Wijaya laments the creeping fear among project manager to take design risks at the landscape taste of clients improves. “I feel I am fighting a oneman battle against the Hawaiian insurgence,” he once complained to a magazine editor. He was referring to the spread of the tired, old Hawaiian influence across the Asian gardenscape. Wijaya makes originality a hallmark of his gardens, “like a couturier’s work,” and explains that his signature rambling theme gives him a wide berth to create one distinct garden from another. “A lot of architects say I can only do Balinese gardens and they all look the same,” he says. “I’ve done more than 350 gardens and everyone of them is site-and architecture-specific.”

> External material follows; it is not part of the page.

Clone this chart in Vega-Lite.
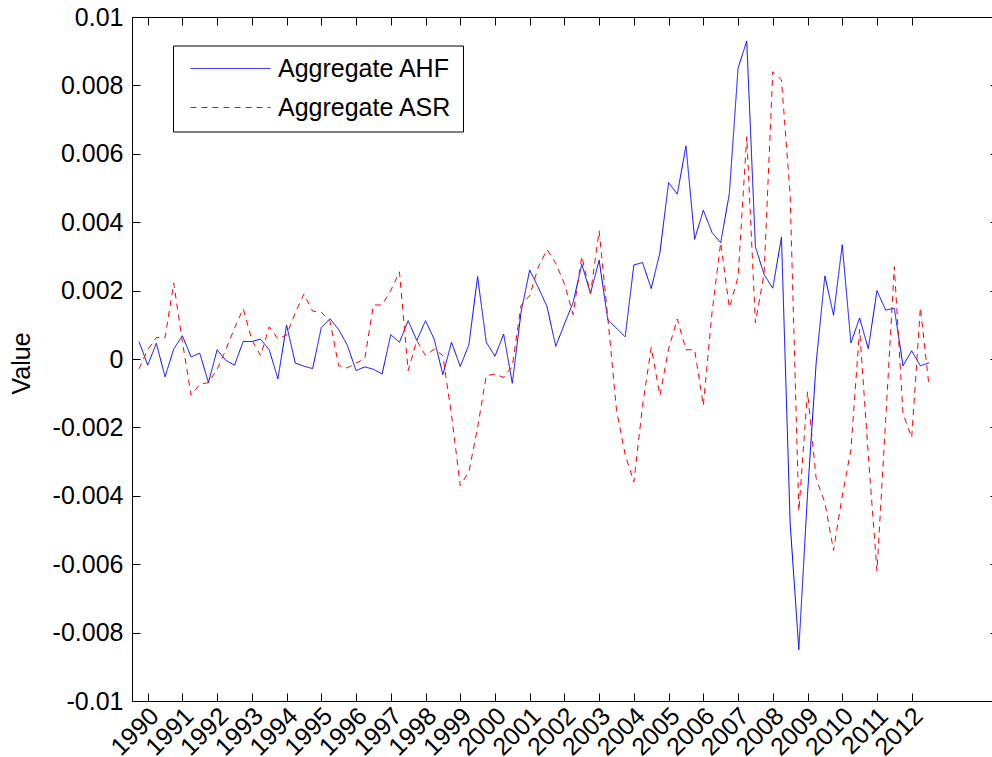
{
  "$schema": "https://vega.github.io/schema/vega-lite/v6.json",
  "width": 860,
  "height": 684,
  "autosize": {"type": "none"},
  "padding": {"left": 132, "top": 17, "right": 0, "bottom": 56},
  "background": "white",
  "config": {
    "view": {"stroke": null},
    "font": "Liberation Sans",
    "axis": {"grid": false, "domainColor": "black", "tickColor": "black", "labelColor": "black", "labelFont": "Liberation Sans", "labelFontSize": 25, "domainWidth": 1, "tickWidth": 1, "titleFont": "Liberation Sans", "titleFontWeight": "normal", "titleColor": "black", "titleFontSize": 25}
  },
  "title": {"text": "(a) Aggregate AHF and ASR", "anchor": "middle", "frame": "group", "dx": 3, "offset": 19, "baseline": "alphabetic", "fontSize": 25, "font": "Liberation Sans", "fontWeight": "normal", "color": "black"},
  "data": {"values": [
    {"i":0,"AHF":0.00051,"ASR":-0.00029},{"i":1,"AHF":-0.00018,"ASR":0.00027},{"i":2,"AHF":0.00046,"ASR":0.00063},{"i":3,"AHF":-0.00052,"ASR":0.00062},
    {"i":4,"AHF":0.00029,"ASR":0.00222},{"i":5,"AHF":0.00068,"ASR":0.0005},{"i":6,"AHF":0.00006,"ASR":-0.00106},{"i":7,"AHF":0.00017,"ASR":-0.00074},
    {"i":8,"AHF":-0.00069,"ASR":-0.00069},{"i":9,"AHF":0.00027,"ASR":-0.0003},{"i":10,"AHF":-0.00004,"ASR":0.00027},{"i":11,"AHF":-0.00018,"ASR":0.0009},
    {"i":12,"AHF":0.00051,"ASR":0.00147},{"i":13,"AHF":0.00051,"ASR":0.00056},{"i":14,"AHF":0.00058,"ASR":0.0001},{"i":15,"AHF":0.00027,"ASR":0.00094},
    {"i":16,"AHF":-0.00058,"ASR":0.00059},{"i":17,"AHF":0.00099,"ASR":0.0007},{"i":18,"AHF":-0.00012,"ASR":0.00135},{"i":19,"AHF":-0.00021,"ASR":0.0019},
    {"i":20,"AHF":-0.00028,"ASR":0.0014},{"i":21,"AHF":0.00092,"ASR":0.00137},{"i":22,"AHF":0.00118,"ASR":0.0011},{"i":23,"AHF":0.00086,"ASR":-0.0002},
    {"i":24,"AHF":0.0004,"ASR":-0.00026},{"i":25,"AHF":-0.00034,"ASR":-0.00012},{"i":26,"AHF":-0.00023,"ASR":0.0},{"i":27,"AHF":-0.0003,"ASR":0.00158},
    {"i":28,"AHF":-0.00044,"ASR":0.00158},{"i":29,"AHF":0.00071,"ASR":0.002},{"i":30,"AHF":0.00049,"ASR":0.00255},{"i":31,"AHF":0.00112,"ASR":-0.00034},
    {"i":32,"AHF":0.00054,"ASR":0.00054},{"i":33,"AHF":0.00112,"ASR":0.0001},{"i":34,"AHF":0.00058,"ASR":0.00029},{"i":35,"AHF":-0.00046,"ASR":0.0001},
    {"i":36,"AHF":0.00049,"ASR":-0.00165},{"i":37,"AHF":-0.00022,"ASR":-0.0037},{"i":38,"AHF":0.00042,"ASR":-0.0033},{"i":39,"AHF":0.00241,"ASR":-0.002},
    {"i":40,"AHF":0.00049,"ASR":-0.00049},{"i":41,"AHF":0.00008,"ASR":-0.00044},{"i":42,"AHF":0.00073,"ASR":-0.00054},{"i":43,"AHF":-0.00071,"ASR":-0.0002},
    {"i":44,"AHF":0.00136,"ASR":0.00156},{"i":45,"AHF":0.0026,"ASR":0.00185},{"i":46,"AHF":0.00209,"ASR":0.0027},{"i":47,"AHF":0.00153,"ASR":0.0032},
    {"i":48,"AHF":0.00037,"ASR":0.0028},{"i":49,"AHF":0.00102,"ASR":0.0022},{"i":50,"AHF":0.00165,"ASR":0.0013},{"i":51,"AHF":0.00277,"ASR":0.003},
    {"i":52,"AHF":0.00192,"ASR":0.0019},{"i":53,"AHF":0.00289,"ASR":0.00375},{"i":54,"AHF":0.00114,"ASR":0.0012},{"i":55,"AHF":0.0009,"ASR":-0.0015},
    {"i":56,"AHF":0.00065,"ASR":-0.0028},{"i":57,"AHF":0.00275,"ASR":-0.0036},{"i":58,"AHF":0.00282,"ASR":-0.00136},{"i":59,"AHF":0.00206,"ASR":0.00034},
    {"i":60,"AHF":0.00311,"ASR":-0.00107},{"i":61,"AHF":0.00516,"ASR":0.0003},{"i":62,"AHF":0.00482,"ASR":0.00117},{"i":63,"AHF":0.00623,"ASR":0.00027},
    {"i":64,"AHF":0.0035,"ASR":0.00027},{"i":65,"AHF":0.00435,"ASR":-0.00136},{"i":66,"AHF":0.0037,"ASR":0.00136},{"i":67,"AHF":0.0034,"ASR":0.0034},
    {"i":68,"AHF":0.00484,"ASR":0.0015},{"i":69,"AHF":0.0085,"ASR":0.0024},{"i":70,"AHF":0.0093,"ASR":0.0065},{"i":71,"AHF":0.00328,"ASR":0.00106},
    {"i":72,"AHF":0.00247,"ASR":0.0025},{"i":73,"AHF":0.00207,"ASR":0.0084},{"i":74,"AHF":0.00356,"ASR":0.00816},{"i":75,"AHF":-0.0048,"ASR":0.0048},
    {"i":76,"AHF":-0.0085,"ASR":-0.00445},{"i":77,"AHF":-0.00396,"ASR":-0.00096},{"i":78,"AHF":-0.0001,"ASR":-0.0035},{"i":79,"AHF":0.00243,"ASR":-0.0042},
    {"i":80,"AHF":0.00128,"ASR":-0.0056},{"i":81,"AHF":0.00334,"ASR":-0.004},{"i":82,"AHF":0.00047,"ASR":-0.00265},{"i":83,"AHF":0.0012,"ASR":0.00087},
    {"i":84,"AHF":0.0003,"ASR":-0.0028},{"i":85,"AHF":0.002,"ASR":-0.0062},{"i":86,"AHF":0.00143,"ASR":-0.0018},{"i":87,"AHF":0.00148,"ASR":0.0027},
    {"i":88,"AHF":-0.0002,"ASR":-0.0016},{"i":89,"AHF":0.00024,"ASR":-0.0023},{"i":90,"AHF":-0.0002,"ASR":0.0015},{"i":91,"AHF":-0.00011,"ASR":-0.0008}
  ]},
  "transform": [{"fold": ["AHF", "ASR"], "as": ["series", "value"]}],
  "resolve": {"axis": {"x": "independent", "y": "independent"}},
  "layer": [
    {
      "mark": {"type": "line", "strokeWidth": 1},
      "encoding": {
        "x": {"field": "i", "type": "quantitative",
              "scale": {"domain": [-0.806, 98.25], "nice": false, "zero": false},
              "axis": {"orient": "bottom", "title": null, "values": [1,5,9,13,17,21,25,29,33,37,41,45,49,53,57,61,65,69,73,77,81,85,89],
                       "labelExpr": "1990 + (datum.value - 1) / 4", "labelAngle": -45, "labelAlign": "right", "labelBaseline": "top",
                       "tickSize": -8, "labelPadding": 10, "labelOffset": -2, "labelFlush": false, "labelOverlap": false}},
        "y": {"field": "value", "type": "quantitative",
              "scale": {"domain": [-0.01, 0.01], "nice": false, "zero": false},
              "axis": {"orient": "left", "title": "Value", "values": [-0.01,-0.008,-0.006,-0.004,-0.002,0,0.002,0.004,0.006,0.008,0.01],
                       "labelExpr": "datum.value + ''", "tickSize": -8, "labelPadding": 17, "labelFlush": false, "labelOverlap": false,
                       "titleX": -111, "titleY": 346, "titleAngle": -90, "titleAlign": "center", "titleBaseline": "middle"}},
        "color": {"field": "series", "type": "nominal",
                  "scale": {"domain": ["AHF", "ASR"], "range": ["#0000ff", "#ff0000"]},
                  "legend": {"orient": "none", "legendX": 41, "legendY": 28.5, "title": null, "labelExpr": "'Aggregate ' + datum.label",
                             "symbolType": "stroke", "symbolSize": 6400, "symbolStrokeWidth": 1, "clipHeight": 24, "rowPadding": 14,
                             "padding": 11, "symbolOffset": 6, "labelOffset": 7, "labelFontSize": 25, "labelFont": "Liberation Sans",
                             "labelColor": "black", "strokeColor": "black", "fillColor": "white", "labelLimit": 400}},
        "strokeDash": {"field": "series", "type": "nominal",
                       "scale": {"domain": ["AHF", "ASR"], "range": [[1, 0], [6, 5]]},
                       "legend": {"orient": "none", "legendX": 41, "legendY": 28.5, "title": null, "labelExpr": "'Aggregate ' + datum.label",
                             "symbolType": "stroke", "symbolSize": 6400, "symbolStrokeWidth": 1, "clipHeight": 24, "rowPadding": 14,
                             "padding": 11, "symbolOffset": 6, "labelOffset": 7, "labelFontSize": 25, "labelFont": "Liberation Sans",
                             "labelColor": "black", "strokeColor": "black", "fillColor": "white", "labelLimit": 400}}
      }
    },
    {
      "mark": {"type": "point", "opacity": 0},
      "encoding": {
        "x": {"field": "i", "type": "quantitative",
              "axis": {"orient": "top", "title": null, "values": [1,5,9,13,17,21,25,29,33,37,41,45,49,53,57,61,65,69,73,77,81,85,89],
                       "labels": false, "tickSize": -8}},
        "y": {"field": "value", "type": "quantitative",
              "axis": {"orient": "right", "title": null, "values": [-0.01,-0.008,-0.006,-0.004,-0.002,0,0.002,0.004,0.006,0.008,0.01],
                       "labels": false, "domain": false, "tickSize": -2}}
      }
    }
  ]
}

His key ingredients for a successful garden – point of view, drama, poetry, theme, composition and lighting – are taken with a religious zeal. He says: “A landscaper is part midwife, part botanist, part sculptor and part architect. This is particularly true in the case of tropical gardens that are violently kinetic by nature.” He sees hope for his kind of innovation in new growth areas such as Vietnam, Burma, and South China. Also, hopefully, a new client understanding of his work will drive his dream to build a much-coveted botanical garden. He hopes to build one near Ubud, in the Bali Bird Park; he has received a commission to restore the Peradinia in Sri lanka.
“I’m quite proud the we’re exploring the Balinese look – the courtyard classic and the tropical Costwoides look – to places in Asia that are a little bit retarded in landscape development. When I first came to Bali, the classic garden was a concrete carpark with a few pots and cauple of Aisatians,” he says.
“Now that’s changed, not because of me but because of the boom in going back to nature.”
That might be an understatement. But Wijaya has been doing justice to his life’s work by the sheer beauty of the gardens he creates, without himself having to say it.